Lloyd’s of London Say A Brexit Would Make Business Less Appealing To Investors

Lloyd's of London Building

The company is in the process of establishing plans to relocate offices within the European Union in case of Brexit.

Chairman of Lloyd’s of London,  John Nelson stated that the company would be of less interest to shareholders outside Britain if the country casts its vote to make an exit from European Union. The comment came as the group reported that it had incurred a drop in profit last year.

Nelson also added that the company is in the process of establishing plans to relocate offices within the European Union in case of Brexit. Lloyd’s of London currently hold a group of 80 insurance companies in London.

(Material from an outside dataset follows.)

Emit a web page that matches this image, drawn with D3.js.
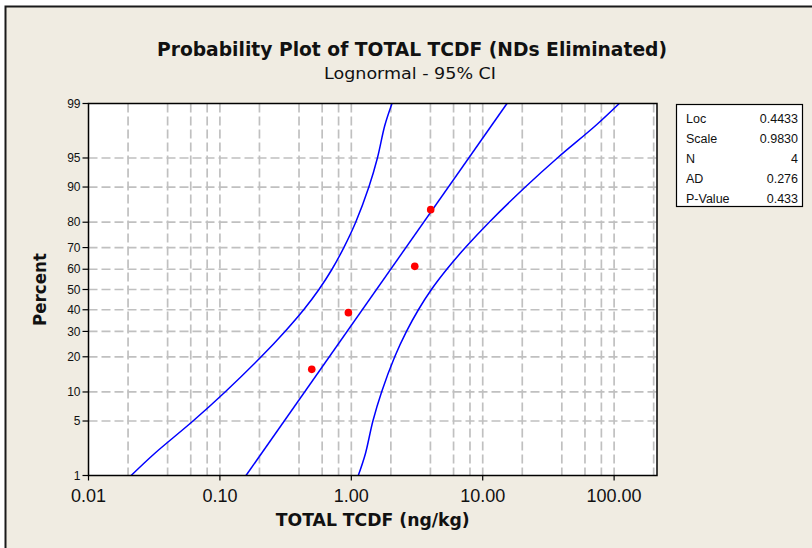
<!DOCTYPE html>
<html><head><meta charset="utf-8">
<script src="https://cdn.jsdelivr.net/npm/d3@7"></script>
<style>body{margin:0;background:#fff;} svg{display:block}</style>
</head><body><svg id="c" width="812" height="548"></svg>
<script>
// ---- data ----
const dataX = [0.50, 0.95, 3.04, 4.02];
const dataPct = [15.9, 38.6, 61.4, 84.1];
const fitPct = [1, 99];
const fitX = [0.158, 15.3];
const ciPct = [1, 2, 5, 10, 20, 30, 40, 50, 60, 70, 80, 90, 95, 98, 99];
const ciLower = [0.0211, 0.0317, 0.0624, 0.1095, 0.206, 0.313, 0.434, 0.567, 0.713, 0.877, 1.08, 1.36, 1.58, 1.80, 2.04];
const ciUpper = [1.13, 1.28, 1.46, 1.70, 2.14, 2.63, 3.24, 4.07, 5.33, 7.38, 11.2, 21.1, 37.0, 72.8, 109.4];
const yTicks = [1, 5, 10, 20, 30, 40, 50, 60, 70, 80, 90, 95, 99];
const yGrid = [5, 10, 20, 30, 40, 50, 60, 70, 80, 90, 95];
const xTicks = [0.01, 0.1, 1, 10, 100];
const xTickLabels = ["0.01", "0.10", "1.00", "10.00", "100.00"];
const xGrid = [0.02, 0.04, 0.06, 0.08, 0.1, 0.2, 0.4, 0.6, 0.8, 1, 2, 4, 6, 8, 10, 20, 40, 60, 80, 100, 200];
const statLabels = ["Loc", "Scale", "N", "AD", "P-Value"];
const statValues = ["0.4433", "0.9830", "4", "0.276", "0.433"];
const titleText = "Probability Plot of TOTAL TCDF (NDs Eliminated)";
const subtitleText = "Lognormal - 95% CI";
const xLabel = "TOTAL TCDF (ng/kg)";
const yLabel = "Percent";

// inverse normal CDF (Acklam) for the probability axis
function probit(p) {
  const a = [-3.969683028665376e+01, 2.209460984245205e+02, -2.759285104469687e+02, 1.383577518672690e+02, -3.066479806614716e+01, 2.506628277459239e+00];
  const b = [-5.447609879822406e+01, 1.615858368580409e+02, -1.556989798598866e+02, 6.680131188771972e+01, -1.328068155288572e+01];
  const c = [-7.784894002430293e-03, -3.223964580411365e-01, -2.400758277161838e+00, -2.549671669291814e+00, 4.374664141464968e+00, 2.938163982698783e+00];
  const d = [7.784695709041462e-03, 3.224671290700398e-01, 2.445134137142996e+00, 3.754408661907416e+00];
  const pl = 0.02425, ph = 1 - pl;
  let q, r;
  if (p < pl) { q = Math.sqrt(-2 * Math.log(p)); return (((((c[0]*q+c[1])*q+c[2])*q+c[3])*q+c[4])*q+c[5]) / ((((d[0]*q+d[1])*q+d[2])*q+d[3])*q+1); }
  if (p <= ph) { q = p - 0.5; r = q*q; return (((((a[0]*r+a[1])*r+a[2])*r+a[3])*r+a[4])*r+a[5])*q / (((((b[0]*r+b[1])*r+b[2])*r+b[3])*r+b[4])*r+1); }
  q = Math.sqrt(-2 * Math.log(1 - p)); return -(((((c[0]*q+c[1])*q+c[2])*q+c[3])*q+c[4])*q+c[5]) / ((((d[0]*q+d[1])*q+d[2])*q+d[3])*q+1);
}

const L = 88.5, R = 657, T = 103.5, B = 475.5;
const x = d3.scaleLog().domain([0.01, 212]).range([L, R]);
const zScale = d3.scaleLinear().domain([probit(0.01), probit(0.99)]).range([B, T]);
const y = pct => zScale(probit(pct / 100));

const svg = d3.select("#c");
const font = "'Liberation Sans', Arial, sans-serif";

// outer frame
svg.append("rect").attr("x", 0).attr("y", 0).attr("width", 812).attr("height", 548).attr("fill", "#ffffff");
svg.append("rect").attr("x", 5.5).attr("y", 6.5).attr("width", 830).attr("height", 560)
  .attr("fill", "#f0ece2").attr("stroke", "#1a1a1a").attr("stroke-width", 2);

// plot area
svg.append("rect").attr("x", L).attr("y", T).attr("width", R - L).attr("height", B - T).attr("fill", "#fff");

const grid = svg.append("g").attr("stroke", "#c0c0c0").attr("stroke-width", 1.7).attr("stroke-dasharray", "9,4");
grid.selectAll("line.v").data(xGrid.filter(v => x(v) < R - 1)).join("line")
  .attr("x1", d => x(d)).attr("x2", d => x(d)).attr("y1", T).attr("y2", B);
grid.selectAll("line.h").data(yGrid).join("line").attr("class", "h")
  .attr("x1", L).attr("x2", R).attr("y1", d => y(d)).attr("y2", d => y(d));

svg.append("defs").append("clipPath").attr("id", "clip").append("rect")
  .attr("x", L).attr("y", T).attr("width", R - L).attr("height", B - T);

const plot = svg.append("g").attr("clip-path", "url(#clip)");
const lineGen = d3.line().x(d => x(d[0])).y(d => y(d[1])).curve(d3.curveCatmullRom);
plot.append("path").datum(ciPct.map((p, i) => [ciLower[i], p])).attr("d", lineGen)
  .attr("fill", "none").attr("stroke", "#0000ff").attr("stroke-width", 1.5);
plot.append("path").datum(ciPct.map((p, i) => [ciUpper[i], p])).attr("d", lineGen)
  .attr("fill", "none").attr("stroke", "#0000ff").attr("stroke-width", 1.5);
plot.append("path").datum(fitPct.map((p, i) => [fitX[i], p])).attr("d", d3.line().x(d => x(d[0])).y(d => y(d[1])))
  .attr("fill", "none").attr("stroke", "#0000ff").attr("stroke-width", 1.5);

plot.selectAll("circle").data(dataX.map((v, i) => [v, dataPct[i]])).join("circle")
  .attr("cx", d => x(d[0])).attr("cy", d => y(d[1])).attr("r", 3.8).attr("fill", "#ff0000");

// border
svg.append("rect").attr("x", L).attr("y", T).attr("width", R - L).attr("height", B - T)
  .attr("fill", "none").attr("stroke", "#000").attr("stroke-width", 1.5);

// axes
const yAxis = svg.append("g").attr("transform", `translate(${L},0)`);
yAxis.selectAll("line").data(yTicks).join("line")
  .attr("x1", -6).attr("x2", 0).attr("y1", d => y(d)).attr("y2", d => y(d)).attr("stroke", "#000").attr("stroke-width", 1.2);
yAxis.selectAll("text").data(yTicks).join("text")
  .attr("x", -8).attr("y", d => y(d)).attr("dy", "0.35em").attr("text-anchor", "end")
  .attr("font-family", font).attr("font-size", 12).attr("fill", "#111").text(d => d);

const xAxis = svg.append("g").attr("transform", `translate(0,${B})`);
xAxis.selectAll("line").data(xTicks).join("line")
  .attr("x1", d => x(d)).attr("x2", d => x(d)).attr("y1", 0).attr("y2", 5).attr("stroke", "#000").attr("stroke-width", 1.2);
xAxis.selectAll("text").data(xTicks).join("text")
  .attr("x", d => x(d)).attr("y", 26).attr("text-anchor", "middle")
  .attr("font-family", font).attr("font-size", 18).attr("fill", "#111").text((d, i) => xTickLabels[i]);

// titles
svg.append("text").attr("x", 412).attr("y", 56).attr("text-anchor", "middle")
  .attr("font-family", "'DejaVu Sans', sans-serif").attr("font-weight", "bold").attr("font-size", 20)
  .attr("textLength", 510).attr("lengthAdjust", "spacingAndGlyphs").attr("fill", "#111").text(titleText);
svg.append("text").attr("x", 410).attr("y", 79).attr("text-anchor", "middle")
  .attr("font-family", "'DejaVu Sans', sans-serif").attr("font-size", 15)
  .attr("textLength", 172).attr("lengthAdjust", "spacingAndGlyphs").attr("fill", "#111").text(subtitleText);
svg.append("text").attr("x", (L + R) / 2).attr("y", 526).attr("text-anchor", "middle")
  .attr("font-family", "'DejaVu Sans', sans-serif").attr("font-weight", "bold").attr("font-size", 17)
  .attr("textLength", 194).attr("lengthAdjust", "spacingAndGlyphs").attr("fill", "#111").text(xLabel);
svg.append("text").attr("transform", `translate(46,${(T + B) / 2}) rotate(-90)`).attr("text-anchor", "middle")
  .attr("font-family", "'DejaVu Sans', sans-serif").attr("font-weight", "bold").attr("font-size", 17)
  .attr("textLength", 73).attr("lengthAdjust", "spacingAndGlyphs").attr("fill", "#111").text(yLabel);

// stats box
const box = svg.append("g");
box.append("rect").attr("x", 676.5).attr("y", 104.5).attr("width", 126).attr("height", 102)
  .attr("fill", "#fff").attr("stroke", "#000").attr("stroke-width", 1.2);
box.selectAll("text.l").data(statLabels).join("text").attr("class", "l")
  .attr("x", 686).attr("y", (d, i) => 123 + i * 20).attr("font-family", font).attr("font-size", 12.5).attr("fill", "#111").text(d => d);
box.selectAll("text.v").data(statValues).join("text").attr("class", "v")
  .attr("x", 798).attr("y", (d, i) => 123 + i * 20).attr("text-anchor", "end").attr("font-family", font).attr("font-size", 12.5).attr("fill", "#111").text(d => d);
</script></body></html>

Lloyd’s has received investments from the United States and Asia over the last few years. The company also specializes in marine, energy and aviation and develops insurance for businesses globally.

Nelson said:

“About 90 percent of our capital and business comes from outside the UK. It would diminish our attraction as a market to invest in if we were not part of the EU.”

On June 23, Britons will cast their vote in a referendum on EU membership and if having made the decision to exit the EU it would create hurdles to sell insurance into the EU without having any territorial presence.

He also said:

“We would have to restructure bits of our business, which would probably mean more representative offices to qualify within the EU, which would be expensive.”

Lloyd’s of London indicated a 30 per cent decline on profits before tax in 2015 to £2.1 billion, as affected by lower in investment returns and challenging prices.

Nelson added that investment on returns had shrunk to £400 million from £1 billion in 2014 and this trend is expected to continue:

“In the industry generally, you will see a new norm of low investment returns.”

Negative interest rates have meant that a few insurers have taken on risky investment gambles in the Euro zone, especially in sectors such as real estate and emerging marketing debt.

Nelson also stated that Lloyd’s is required to retain most of its assets in cash investments and has a very narrow scope to expand.
The market’s return on capital came down to 9.1 per cent from 14.1 per cent in the previous year and its combined ratio, a portion of underwriting profitability, slowed down to 90 per cent from 88.4 percent in 2014.